▸ **The problem**: In your copy, repeat the records exactly and leave out the pictures.

(begin)

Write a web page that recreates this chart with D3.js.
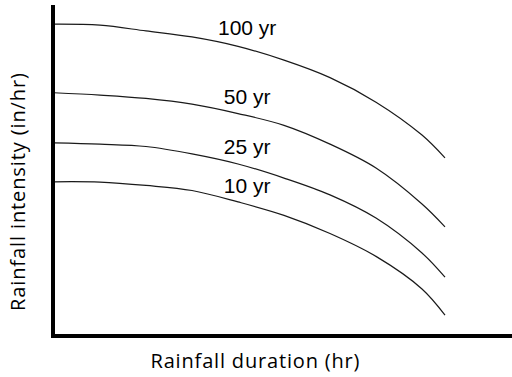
<!DOCTYPE html>
<html><head><meta charset="utf-8">
<script src="https://cdn.jsdelivr.net/npm/d3@7"></script>
<style>body{margin:0;background:#fff}svg{display:block}</style>
</head><body>
<svg id="chart" width="512" height="377"></svg>
<script>
// Durations (nominal units, no ticks shown in the original)
const durations = [0, 10, 20, 30, 40, 50, 60, 70, 80, 85];
const seriesNames = ["100 yr", "50 yr", "25 yr", "10 yr"];
const intensity100 = [92.8, 92.5, 90.8, 89.0, 86.2, 82.1, 76.9, 69.6, 59.8, 53.0];
const intensity50  = [72.4, 71.7, 70.7, 69.0, 66.2, 62.7, 57.1, 50.0, 39.3, 32.5];
const intensity25  = [57.5, 57.1, 56.4, 54.2, 51.2, 47.0, 42.0, 35.1, 24.7, 17.5];
const intensity10  = [45.9, 45.8, 44.8, 43.3, 39.9, 35.9, 30.5, 23.7, 14.0, 6.2];
const xTitle = "Rainfall duration (hr)";
const yTitle = "Rainfall intensity (in/hr)";
const labelDuration = 42;

const seriesValues = [intensity100, intensity50, intensity25, intensity10];

const svg = d3.select("#chart");
const x = d3.scaleLinear().domain([0, 100]).range([54, 514]);
const y = d3.scaleLinear().domain([0, 100]).range([336, 0]);

const line = d3.line()
  .x(d => x(d[0]))
  .y(d => y(d[1]))
  .curve(d3.curveCatmullRom.alpha(0.5));

seriesValues.forEach((vals, i) => {
  const pts = durations.map((d, j) => [d, vals[j]]);
  svg.append("path")
    .attr("d", line(pts))
    .attr("fill", "none")
    .attr("stroke", "#1a1a1a")
    .attr("stroke-width", 1.2);
  svg.append("text")
    .attr("x", x(labelDuration))
    .attr("y", y(vals[0]) + 11)
    .attr("text-anchor", "middle")
    .attr("font-family", "Liberation Sans, Arial, sans-serif")
    .attr("font-size", 21)
    .attr("fill", "#000")
    .text(seriesNames[i]);
});

// Axes (no ticks)
svg.append("line")
  .attr("x1", x(0) - 1).attr("x2", x(0) - 1)
  .attr("y1", y(98.5)).attr("y2", y(0) + 2)
  .attr("stroke", "#000").attr("stroke-width", 4);
svg.append("line")
  .attr("x1", x(0) - 3).attr("x2", 512)
  .attr("y1", y(0)).attr("y2", y(0))
  .attr("stroke", "#000").attr("stroke-width", 4);

svg.append("text")
  .attr("x", 255)
  .attr("y", 367.5)
  .attr("text-anchor", "middle")
  .attr("font-family", "Open Sans, sans-serif")
  .attr("font-size", 20)
  .attr("textLength", 209)
  .attr("lengthAdjust", "spacing")
  .attr("fill", "#000")
  .text(xTitle);

svg.append("text")
  .attr("transform", "translate(25,192) rotate(-90)")
  .attr("text-anchor", "middle")
  .attr("font-family", "Open Sans, sans-serif")
  .attr("font-size", 20)
  .attr("textLength", 238)
  .attr("lengthAdjust", "spacing")
  .attr("fill", "#000")
  .text(yTitle);
</script>
</body></html>
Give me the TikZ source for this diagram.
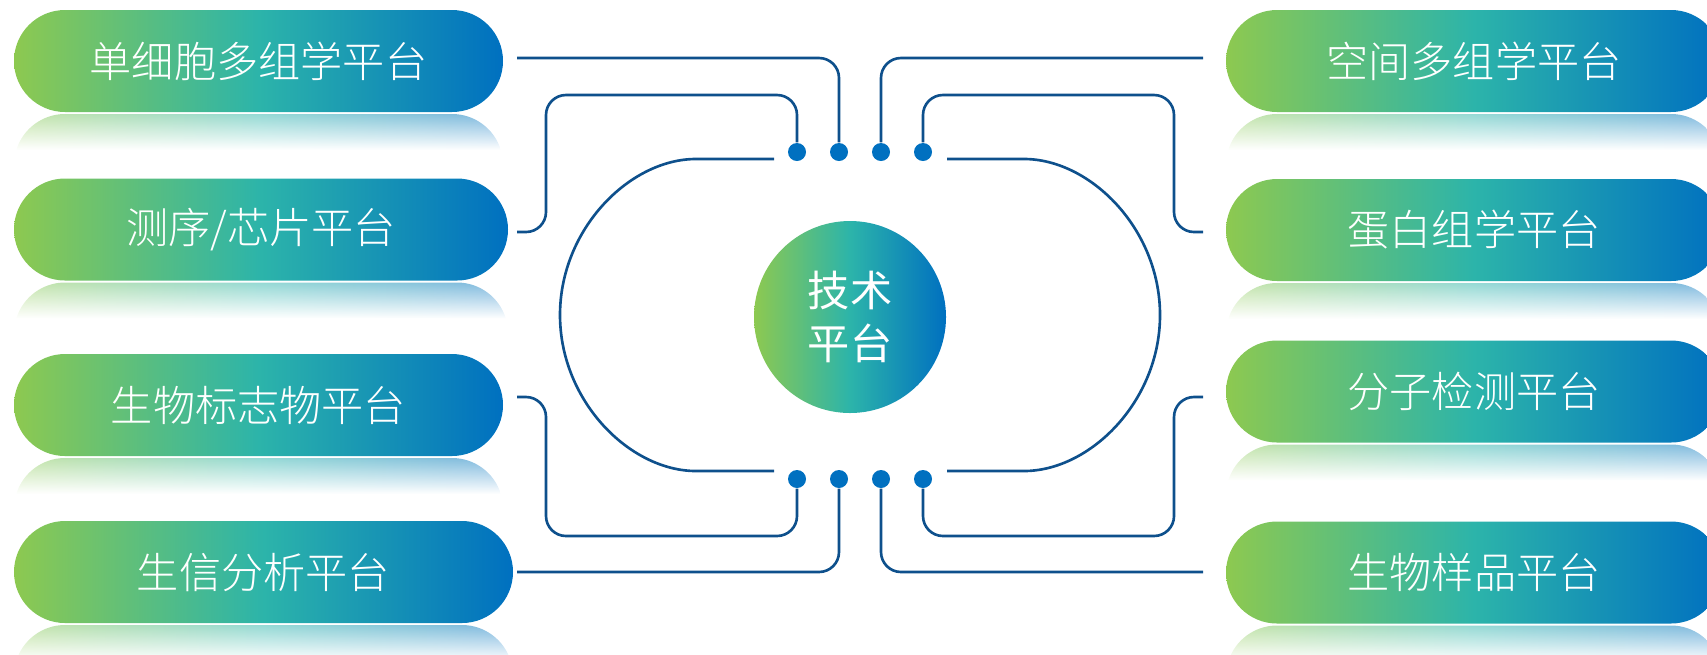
\documentclass[tikz,border=0pt]{standalone}
\usepackage{fontspec}
\newfontfamily\cjk{Noto Sans CJK SC}[UprightFont=* Light]
\newfontfamily\cjkhub{Noto Sans CJK SC}
\usetikzlibrary{calc,fadings}
\definecolor{leafgreen}{RGB}{141,201,80}
\definecolor{seateal}{RGB}{44,180,170}
\definecolor{deepblue}{RGB}{0,112,192}
\definecolor{wireblue}{RGB}{14,80,140}
\tikzfading[name=reflfade, top color=transparent!50, bottom color=transparent!100]

\begin{document}
\begin{tikzpicture}[
	platform/.style={
		rectangle,
		rounded corners=0.51cm,
		inner sep=0pt,
		outer sep=0pt,
		minimum height=1.02cm,
		left color=leafgreen,
		right color=deepblue,
		middle color=seateal,
		text=white,
		font=\cjk\fontsize{12}{14}\selectfont
	},
	hub/.style={
		circle,
		minimum size=1.92cm,
		inner sep=0pt,
		left color=leafgreen,
		right color=deepblue,
		middle color=seateal,
		align=center,
		text=white,
		font=\cjkhub\fontsize{12}{15}\selectfont
	},
	pin/.style={
		circle,
		fill=deepblue,
		minimum size=0.18cm,
		inner sep=0pt
	},
	wire/.style={
		draw=wireblue,
		line width=0.75pt,
		rounded corners=0.2cm
	}]

   \useasboundingbox (0,0) rectangle (17.07,6.54);

   \node[platform, minimum width=4.89cm] (sc)  at (2.585,5.93) {单细胞多组学平台};
   \node[platform, minimum width=4.94cm] (seq) at (2.61,4.245) {测序/芯片平台};
   \node[platform, minimum width=4.89cm] (bm)  at (2.585,2.49) {生物标志物平台};
   \node[platform, minimum width=4.99cm] (bi)  at (2.635,0.82) {生信分析平台};
   \node[platform, minimum width=4.96cm] (sp)  at (14.74,5.93) {空间多组学平台};
   \node[platform, minimum width=4.96cm] (pr)  at (14.74,4.24) {蛋白组学平台};
   \node[platform, minimum width=4.96cm] (md)  at (14.74,2.625) {分子检测平台};
   \node[platform, minimum width=4.96cm] (bs)  at (14.74,0.815) {生物样品平台};

   % mirrored glow under each platform
   \foreach \n in {sc,seq,bm,bi,sp,pr,md,bs}
     \shade[left color=leafgreen, right color=deepblue, middle color=seateal, path fading=reflfade]
       ($(\n.south west)+(0.0225,-0.38)$) arc[start angle=162.9, end angle=90, radius=0.51]
       -- ($(\n.south east)+(-0.51,-0.02)$) arc[start angle=90, end angle=17.1, radius=0.51] -- cycle;

   \node[hub] (core) at (8.50,3.37) {技术\\平台};

   \node[pin] (t1) at (7.97,5.02) {};
   \node[pin] (t2) at (8.39,5.02) {};
   \node[pin] (t3) at (8.81,5.02) {};
   \node[pin] (t4) at (9.23,5.02) {};
   \node[pin] (b1) at (7.97,1.75) {};
   \node[pin] (b2) at (8.39,1.75) {};
   \node[pin] (b3) at (8.81,1.75) {};
   \node[pin] (b4) at (9.23,1.75) {};

   \coordinate (a1) at (5.17,5.96);
   \coordinate (a2) at (5.17,4.22);
   \coordinate (a3) at (5.17,2.57);
   \coordinate (a4) at (5.17,0.82);
   \coordinate (c1) at (12.03,5.96);
   \coordinate (c2) at (12.03,4.22);
   \coordinate (c3) at (12.03,2.57);
   \coordinate (c4) at (12.03,0.82);

   % ring round the hub
   \draw[wire] (7.74,4.95) -- (7.16,4.95) arc[start angle=90, end angle=270, radius=1.56] -- (7.74,1.83);
   \draw[wire] (9.47,4.95) -- (10.04,4.95) arc[start angle=90, end angle=-90, radius=1.56] -- (9.47,1.83);

   \draw[wire] (a1) -| (t2);
   \draw[wire] (a2) -| (5.46,5.59) -| (t1);
   \draw[wire] (a3) -| (5.46,1.18) -| (b1);
   \draw[wire] (a4) -| (b2);
   \draw[wire] (c1) -| (t3);
   \draw[wire] (c2) -| (11.74,5.59) -| (t4);
   \draw[wire] (c3) -| (11.74,1.18) -| (b4);
   \draw[wire] (c4) -| (b3);
\end{tikzpicture}
\end{document}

(end)

▸ **Output of the exercise**:
Write a web page that recreates this chart with D3.js.
<!DOCTYPE html>
<html><head><meta charset="utf-8">
<script src="https://cdn.jsdelivr.net/npm/d3@7"></script>
<style>body{margin:0;background:#fff}svg{display:block}</style>
</head><body>
<svg id="chart" width="512" height="377"></svg>
<script>
// Durations (nominal units, no ticks shown in the original)
const durations = [0, 10, 20, 30, 40, 50, 60, 70, 80, 85];
const seriesNames = ["100 yr", "50 yr", "25 yr", "10 yr"];
const intensity100 = [92.8, 92.5, 90.8, 89.0, 86.2, 82.1, 76.9, 69.6, 59.8, 53.0];
const intensity50  = [72.4, 71.7, 70.7, 69.0, 66.2, 62.7, 57.1, 50.0, 39.3, 32.5];
const intensity25  = [57.5, 57.1, 56.4, 54.2, 51.2, 47.0, 42.0, 35.1, 24.7, 17.5];
const intensity10  = [45.9, 45.8, 44.8, 43.3, 39.9, 35.9, 30.5, 23.7, 14.0, 6.2];
const xTitle = "Rainfall duration (hr)";
const yTitle = "Rainfall intensity (in/hr)";
const labelDuration = 42;

const seriesValues = [intensity100, intensity50, intensity25, intensity10];

const svg = d3.select("#chart");
const x = d3.scaleLinear().domain([0, 100]).range([54, 514]);
const y = d3.scaleLinear().domain([0, 100]).range([336, 0]);

const line = d3.line()
  .x(d => x(d[0]))
  .y(d => y(d[1]))
  .curve(d3.curveCatmullRom.alpha(0.5));

seriesValues.forEach((vals, i) => {
  const pts = durations.map((d, j) => [d, vals[j]]);
  svg.append("path")
    .attr("d", line(pts))
    .attr("fill", "none")
    .attr("stroke", "#1a1a1a")
    .attr("stroke-width", 1.2);
  svg.append("text")
    .attr("x", x(labelDuration))
    .attr("y", y(vals[0]) + 11)
    .attr("text-anchor", "middle")
    .attr("font-family", "Liberation Sans, Arial, sans-serif")
    .attr("font-size", 21)
    .attr("fill", "#000")
    .text(seriesNames[i]);
});

// Axes (no ticks)
svg.append("line")
  .attr("x1", x(0) - 1).attr("x2", x(0) - 1)
  .attr("y1", y(98.5)).attr("y2", y(0) + 2)
  .attr("stroke", "#000").attr("stroke-width", 4);
svg.append("line")
  .attr("x1", x(0) - 3).attr("x2", 512)
  .attr("y1", y(0)).attr("y2", y(0))
  .attr("stroke", "#000").attr("stroke-width", 4);

svg.append("text")
  .attr("x", 255)
  .attr("y", 367.5)
  .attr("text-anchor", "middle")
  .attr("font-family", "Open Sans, sans-serif")
  .attr("font-size", 20)
  .attr("textLength", 209)
  .attr("lengthAdjust", "spacing")
  .attr("fill", "#000")
  .text(xTitle);

svg.append("text")
  .attr("transform", "translate(25,192) rotate(-90)")
  .attr("text-anchor", "middle")
  .attr("font-family", "Open Sans, sans-serif")
  .attr("font-size", 20)
  .attr("textLength", 238)
  .attr("lengthAdjust", "spacing")
  .attr("fill", "#000")
  .text(yTitle);
</script>
</body></html>
Give me the TikZ source for this diagram.
\documentclass[tikz,border=0pt]{standalone}
\usepackage{fontspec}
\newfontfamily\cjk{Noto Sans CJK SC}[UprightFont=* Light]
\newfontfamily\cjkhub{Noto Sans CJK SC}
\usetikzlibrary{calc,fadings}
\definecolor{leafgreen}{RGB}{141,201,80}
\definecolor{seateal}{RGB}{44,180,170}
\definecolor{deepblue}{RGB}{0,112,192}
\definecolor{wireblue}{RGB}{14,80,140}
\tikzfading[name=reflfade, top color=transparent!50, bottom color=transparent!100]

\begin{document}
\begin{tikzpicture}[
	platform/.style={
		rectangle,
		rounded corners=0.51cm,
		inner sep=0pt,
		outer sep=0pt,
		minimum height=1.02cm,
		left color=leafgreen,
		right color=deepblue,
		middle color=seateal,
		text=white,
		font=\cjk\fontsize{12}{14}\selectfont
	},
	hub/.style={
		circle,
		minimum size=1.92cm,
		inner sep=0pt,
		left color=leafgreen,
		right color=deepblue,
		middle color=seateal,
		align=center,
		text=white,
		font=\cjkhub\fontsize{12}{15}\selectfont
	},
	pin/.style={
		circle,
		fill=deepblue,
		minimum size=0.18cm,
		inner sep=0pt
	},
	wire/.style={
		draw=wireblue,
		line width=0.75pt,
		rounded corners=0.2cm
	}]

   \useasboundingbox (0,0) rectangle (17.07,6.54);

   \node[platform, minimum width=4.89cm] (sc)  at (2.585,5.93) {单细胞多组学平台};
   \node[platform, minimum width=4.94cm] (seq) at (2.61,4.245) {测序/芯片平台};
   \node[platform, minimum width=4.89cm] (bm)  at (2.585,2.49) {生物标志物平台};
   \node[platform, minimum width=4.99cm] (bi)  at (2.635,0.82) {生信分析平台};
   \node[platform, minimum width=4.96cm] (sp)  at (14.74,5.93) {空间多组学平台};
   \node[platform, minimum width=4.96cm] (pr)  at (14.74,4.24) {蛋白组学平台};
   \node[platform, minimum width=4.96cm] (md)  at (14.74,2.625) {分子检测平台};
   \node[platform, minimum width=4.96cm] (bs)  at (14.74,0.815) {生物样品平台};

   % mirrored glow under each platform
   \foreach \n in {sc,seq,bm,bi,sp,pr,md,bs}
     \shade[left color=leafgreen, right color=deepblue, middle color=seateal, path fading=reflfade]
       ($(\n.south west)+(0.0225,-0.38)$) arc[start angle=162.9, end angle=90, radius=0.51]
       -- ($(\n.south east)+(-0.51,-0.02)$) arc[start angle=90, end angle=17.1, radius=0.51] -- cycle;

   \node[hub] (core) at (8.50,3.37) {技术\\平台};

   \node[pin] (t1) at (7.97,5.02) {};
   \node[pin] (t2) at (8.39,5.02) {};
   \node[pin] (t3) at (8.81,5.02) {};
   \node[pin] (t4) at (9.23,5.02) {};
   \node[pin] (b1) at (7.97,1.75) {};
   \node[pin] (b2) at (8.39,1.75) {};
   \node[pin] (b3) at (8.81,1.75) {};
   \node[pin] (b4) at (9.23,1.75) {};

   \coordinate (a1) at (5.17,5.96);
   \coordinate (a2) at (5.17,4.22);
   \coordinate (a3) at (5.17,2.57);
   \coordinate (a4) at (5.17,0.82);
   \coordinate (c1) at (12.03,5.96);
   \coordinate (c2) at (12.03,4.22);
   \coordinate (c3) at (12.03,2.57);
   \coordinate (c4) at (12.03,0.82);

   % ring round the hub
   \draw[wire] (7.74,4.95) -- (7.16,4.95) arc[start angle=90, end angle=270, radius=1.56] -- (7.74,1.83);
   \draw[wire] (9.47,4.95) -- (10.04,4.95) arc[start angle=90, end angle=-90, radius=1.56] -- (9.47,1.83);

   \draw[wire] (a1) -| (t2);
   \draw[wire] (a2) -| (5.46,5.59) -| (t1);
   \draw[wire] (a3) -| (5.46,1.18) -| (b1);
   \draw[wire] (a4) -| (b2);
   \draw[wire] (c1) -| (t3);
   \draw[wire] (c2) -| (11.74,5.59) -| (t4);
   \draw[wire] (c3) -| (11.74,1.18) -| (b4);
   \draw[wire] (c4) -| (b3);
\end{tikzpicture}
\end{document}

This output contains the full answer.